━━━━━ DATASET CONTENT ━━━━━
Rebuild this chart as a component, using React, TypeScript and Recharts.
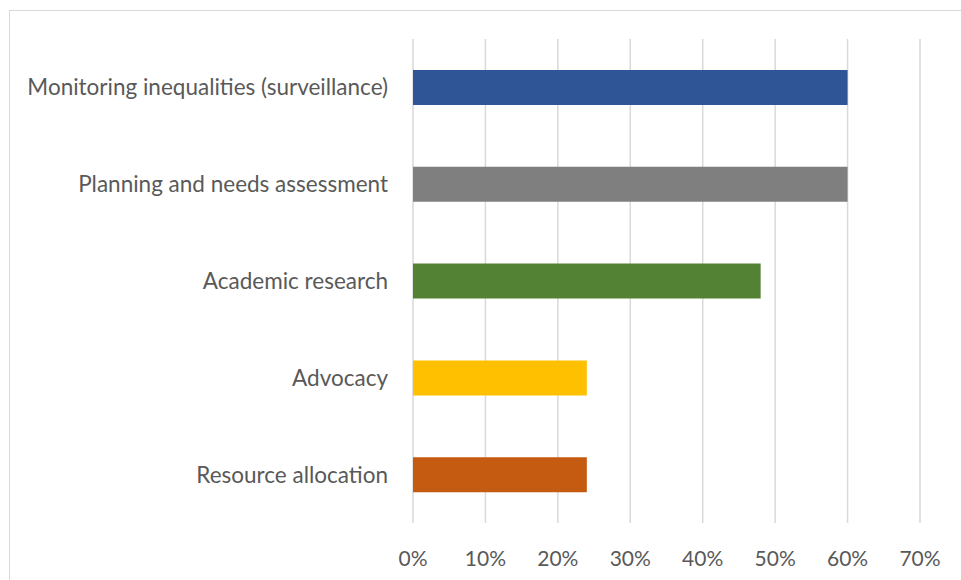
import React from 'react'
import { BarChart, Bar, XAxis, YAxis, CartesianGrid, Cell } from 'recharts'

const categories = [
  'Monitoring inequalities (surveillance)',
  'Planning and needs assessment',
  'Academic research',
  'Advocacy',
  'Resource allocation',
]
const shares = [0.6, 0.6, 0.48, 0.24, 0.24]
const barColors = ['#2F5597', '#7F7F7F', '#548235', '#FFC000', '#C55A11']
const xTicks = [0, 0.1, 0.2, 0.3, 0.4, 0.5, 0.6, 0.7]

const data = categories.map((name, i) => ({ name, value: shares[i] }))

const font = 'Lato, "Open Sans", sans-serif'

export default function App() {
  return (
    <div
      style={{
        position: 'absolute',
        left: 9,
        top: 10,
        width: 951,
        height: 569,
        borderTop: '1px solid #D9D9D9',
        borderLeft: '1px solid #D9D9D9',
        background: '#fff',
      }}
    >
      <BarChart
        width={951}
        height={569}
        data={data}
        layout="vertical"
        margin={{ top: 28, right: 41, bottom: 17, left: 0 }}
      >
        <CartesianGrid horizontal={false} stroke="#D9D9D9" strokeWidth={1.5} />
        <XAxis
          type="number"
          domain={[0, 0.7]}
          ticks={xTicks}
          tickFormatter={(v: number) => `${Math.round(v * 100)}%`}
          axisLine={false}
          tickLine={false}
          tickMargin={22}
          height={40}
          tick={{ fill: '#595959', fontSize: 21, fontFamily: font }}
          interval={0}
        />
        <YAxis
          type="category"
          dataKey="name"
          width={403}
          axisLine={false}
          tickLine={false}
          tickMargin={19}
          tick={{ fill: '#595959', fontSize: 22.5, fontFamily: font }}
          interval={0}
        />
        <Bar dataKey="value" barSize={35} isAnimationActive={false}>
          {data.map((d, i) => (
            <Cell key={d.name} fill={barColors[i]} />
          ))}
        </Bar>
      </BarChart>
    </div>
  )
}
━━━━━
### GIVEN PROBLEM
Find how many lines in the material hold the word "React" and state that number alone.

### CORRECT ANSWER
2